In a public advisory released by the National Weather Service at 5 a.m. EDT, the center of the storm was said to be just north of Myrtle Beach, South California. The release further advised that the storm was lowering in intensity.
The National Hurricane Center said in its 2 p.m. EDT update that Ana is a tropical depression.
The storm is expected to bring along strong winds and rainfall, though it is likely to weaken as it reaches cooler waters near the coast. Ana may bring one to three inches of rainfall throughout the Carolinas on Monday. In some areas, almost five inches of rainfall is predicted.
Winds of up to 39 miles per hour will blow across South Santee River in South Carolina to Cape Lookout in North Carolina. The coastline has already been warned of a tropical storm.
According to CNN, the National Hurricane Center said, “On the forecast track, the center of Ana will move over eastern North Carolina later today and tonight.”

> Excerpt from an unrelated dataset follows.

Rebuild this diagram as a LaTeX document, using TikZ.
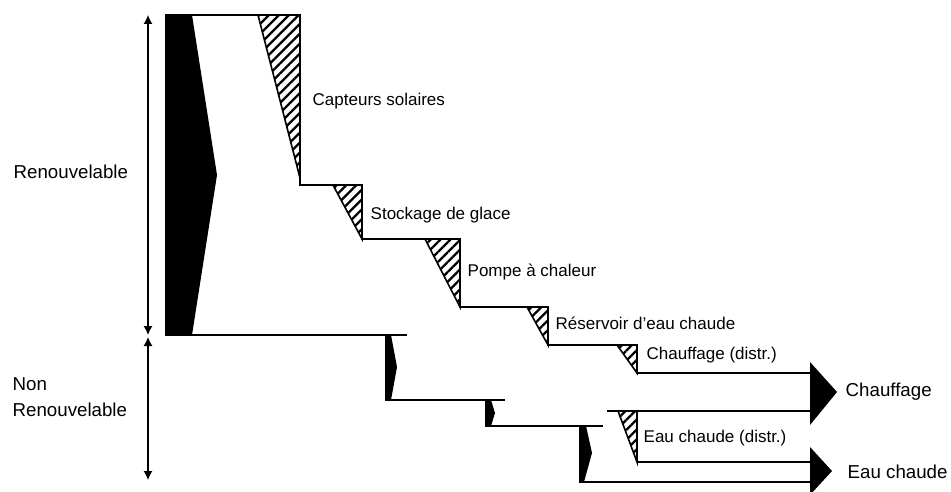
\documentclass[tikz,border=0pt]{standalone}
\usepackage{fontspec}
\setmainfont{Liberation Sans}
\usetikzlibrary{arrows.meta, patterns.meta}

\begin{document}
\begin{tikzpicture}[x=1pt, y=-1pt, line width=1.4pt,
  lbl/.style={anchor=west, inner sep=0pt, font=\fontsize{17}{20}\selectfont},
  biglbl/.style={anchor=west, inner sep=0pt, font=\fontsize{18.7}{22}\selectfont},
  hatched/.style={draw, line width=1.6pt, line join=miter,
    pattern={Lines[angle=45, distance=7pt, line width=2.3pt]}},
  span/.style={{Latex[length=9pt,width=9pt]}-{Latex[length=9pt,width=9pt]}, line width=1.2pt}]
\useasboundingbox (0,0) rectangle (951,492);

% renouvelable
\fill (165,15) -- (192,15) -- (217,175) -- (192,335) -- (165,335) -- cycle;
\draw (165,15) -| (300,185) -| (362,239) -| (460,307) -| (548,345) -| (637,373) -- (810,373);
\draw (165,335) -- (407,335);
\draw[hatched] (258,15) -- (300,15) -- (300,178) -- cycle;
\draw[hatched] (333,185) -- (362,185) -- (362,239) -- cycle;
\draw[hatched] (425,239) -- (460,239) -- (460,307) -- cycle;
\draw[hatched] (527,307) -- (548,307) -- (548,345) -- cycle;
\draw[hatched] (617,345) -- (637,345) -- (637,373) -- cycle;

% non renouvelable
\fill (385,335) -- (391,335) -- (397,367) -- (391,400) -- (385,400) -- cycle;
\draw (385,400) -- (505,400);
\fill (485,400) -- (491,400) -- (495,413) -- (491,426) -- (485,426) -- cycle;
\draw (485,426) -- (603,426);
\fill (579,426) -- (586,426) -- (592,453) -- (584,482) -- (579,482) -- cycle;
\draw (579,482) -- (810,482);
\draw (607,411) -- (810,411);
\draw (637,462) -- (810,462);
\draw[hatched] (618,411) -- (637,411) -- (637,462) -- cycle;

% sorties
\fill (810,362) -- (837,392) -- (810,425) -- cycle;
\fill (810,447) -- (832,471) -- (810,495) -- cycle;

% echelle
\coordinate (rtop) at (148,15);
\coordinate (rbot) at (148,335);
\coordinate (ntop) at (148,337);
\coordinate (nbot) at (148,480);
\draw[span] (rtop) -- (rbot);
\draw[span] (ntop) -- (nbot);

\node[biglbl] (renouv) at (13,172) {Renouvelable};
\node[biglbl] (non) at (12,384) {Non};
\node[biglbl] (nonrenouv) at (12,410) {Renouvelable};
\node[lbl] (capteurs) at (312,101) {Capteurs solaires};
\node[lbl] (glace) at (370,215) {Stockage de glace};
\node[lbl] (pompe) at (467,272) {Pompe à chaleur};
\node[lbl] (reservoir) at (555,323) {Réservoir d’eau chaude};
\node[lbl] (chdistr) at (646,355) {Chauffage (distr.)};
\node[lbl] (ecdistr) at (643,438) {Eau chaude (distr.)};
\node[biglbl] (chauffage) at (845,392) {Chauffage};
\node[biglbl] (eauchaude) at (847,472) {Eau chaude};
\end{tikzpicture}
\end{document}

It is likely that the storm will continue to head northward.
Offshore buoys recorded that the storm brought along 11- to 12-foot seas. Dave Roberts, hurricane specialist, said that the high surf could be dangerous.
He said, “It’s about rough surf. People need to stay off the beach for sure.”
The National Hurricane Center warned beachgoers and sailors of potentially strong and rapid currents.
On Saturday, people were disallowed from swimming by the North Myrtle Beach Department of Public Safety. Beachgoers planning a weekend trip were urged by authorities in New Hanover County, North Carolina, to maintain precautionary measures.
Warren Lee, Director of New Hanover County Emergency Management, said, “Beachgoers are encouraged to use extreme caution this weekend.
“With the elevated risk of rip currents, the best advice is to stay out of the water when the risk for rip currents is the highest and comply with any advisories given by lifeguards.”
The National Weather Service in Wilmington, North Carolina, said that the strong winds could cause power outages and minor damage.
“Interests elsewhere in eastern North Carolina and Virginia should monitor the progress of Ana,” the weather service said.